I moved from Egypt to Seattle in 2000, then to New York City a year after September 11. Soon after arriving, I found community among Muslims who began calling ourselves progressive Muslims. Most of them, unlike me, were born and raised in the US. Those who didn’t wear hijabs often spoke about how the attacks forced an unfamiliar visibility upon Muslims, who make up less than 2% of the US population. That visibility weighed differently on recent immigrant families than on Black Muslims, whose roots here stretch back to enslavement. “I came out as Muslim after 9/11,” one friend told me, explaining that neighbors and colleagues had assumed he was Latinx. Over the years, I’ve lost count of how many times I’ve said “No hablo español” because people assume I’m Dominican or Puerto Rican.
Mamdani lives in Queens—the same borough where the Asiyah Women’s Centre fundraiser took place. “The capital of linguistic diversity, not just for the five boroughs but for the human species, is Queens,” Rebecca Solnit and Joshua Jelly-Schapiro wrote in Nonstop Metropolis: A New York City Atlas. As many as 800 languages are spoken in New York City, and nowhere has more than Queens, according to the Endangered Language Alliance.
Donald Trump is also from Queens. So is Republican New York City councilwoman Vickie Paladino, who called for the “expulsion of Muslims” after the Bondi Beach massacre. With plans underway in 2026 to intensify efforts to strip naturalised citizens of their US citizenship, the politics of fear and exclusion have felt relentless. In that context, Zohran’s victory feels like a gasp of fresh air.
Mamdani inspires people in the US and beyond because—borrowing and misquoting Robert Frost—he represents the more compelling of two roads diverging in Queens and across the country. He sharpens, and rejuvenates, the choice to embrace social justice and reject hate and nationalism at a moment when older politicians are succeeding through bigotry and chauvinism. He will be the youngest mayor since 1892, the city’s first Muslim mayor, and its first mayor born on the African continent. It feels right that New York is the city that welcomed him first.
The year after I moved to New York, my brother and his wife had a daughter—my family’s first US citizen.

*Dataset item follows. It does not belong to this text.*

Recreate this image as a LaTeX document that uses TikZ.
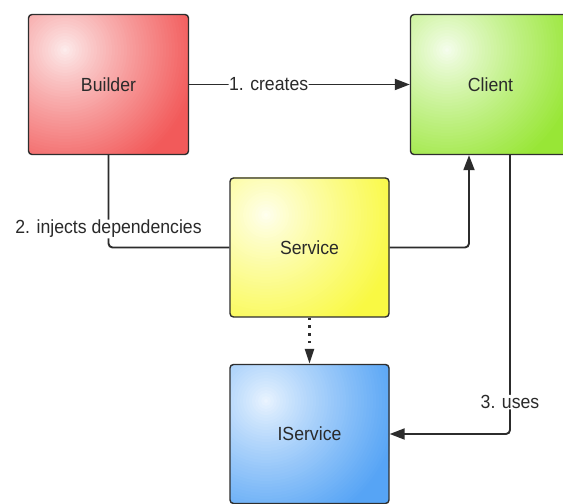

Ten years after my move, I was arrested for spray-painting over a racist, Islamophobic, pro-Israel advertisement in the subway. I did it because I didn’t want my niece, her three siblings, or any other American Muslim children to be bullied or forced to choose— as racists insist—between being American and being Muslim.
And now, here in New York City, I can point to Zohran.